Shadi Hamid, a senior fellow at the Brookings Institution, has surveyed the state of the 2020 election and drawn an unusual conclusion from it. “As someone who has argued against catastrophism—I don’t believe Donald Trump is a fascist or a dictator in the making, and I don’t believe America is a failed state—I find myself truly worried about only one scenario: that Trump will win reelection and Democrats and others on the left will be unwilling, even unable, to accept the result,” he wrote on Saturday in The Atlantic.
I envy Hamid’s peace of mind. I am personally worried about a great many scenarios that could arise between now and Inauguration Day, especially if the results after Election Day are close or contested. I worry about protracted legal battles, spasms of political violence, foreign meddling, constitutional crises, and would-be authoritarians who salivate at the chance to suppress their purported enemies. I hope that the United States will maintain its two-century record of peaceful transitions of presidential power, but I can’t guarantee it.
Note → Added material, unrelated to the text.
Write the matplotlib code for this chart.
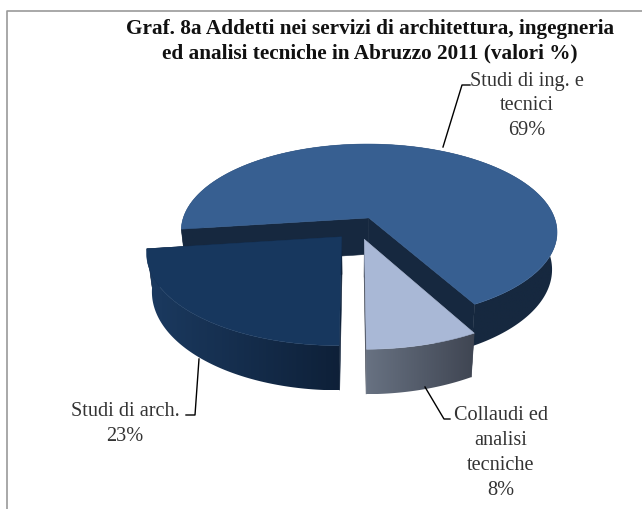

Still, it’s worth wrestling with the underlying premise of this question. If Trump is sworn in for a second term by Chief Justice John Roberts on January 20, 2021, how would his critics on the left handle another four years? Hamid fears mass disillusionment with electoral politics. “A loss by Joe Biden under these circumstances is the worst case not because Trump will destroy America (he can’t), but because it is the outcome most likely to undermine faith in democracy,” he warned, suggesting that it would lead to more riots and protests like those in Portland and Seattle in recent months.
I take issue with two premises laid out here: that liberals’ disillusionment with the democratic process wouldn’t be justified, and that it would also be the worst possible result in November. Hamid’s question flows from a number of conclusions he’s drawn about the past few years. He correctly notes that many of Trump’s critics have struggled with the 2016 results, while suggesting that their concerns about Russian interference or voter suppression were misguided or misplaced. Hamid argues that since Trump is a far more well-known quantity now than he was four years ago, and Biden is a less polarizing candidate than Hillary Clinton was, the psychic shock of a second Trump victory would be even greater than the first.
But what does it mean for a political party—or any person, for that matter—to “not accept the result?” Does it mean Joe Biden won’t admit defeat if he receives fewer votes in key states? Calling (or not calling) an opponent to concede is a pure formality that doesn’t actually carry any legal weight. Biden could vent and complain and denounce the results from November until the sun burns out, and it wouldn’t change the vote totals or affect the state-by-state Electoral College count. Any legal challenges would be resolved by the Supreme Court; perhaps with the benefit of hindsight after Bush v. Gore, or perhaps not.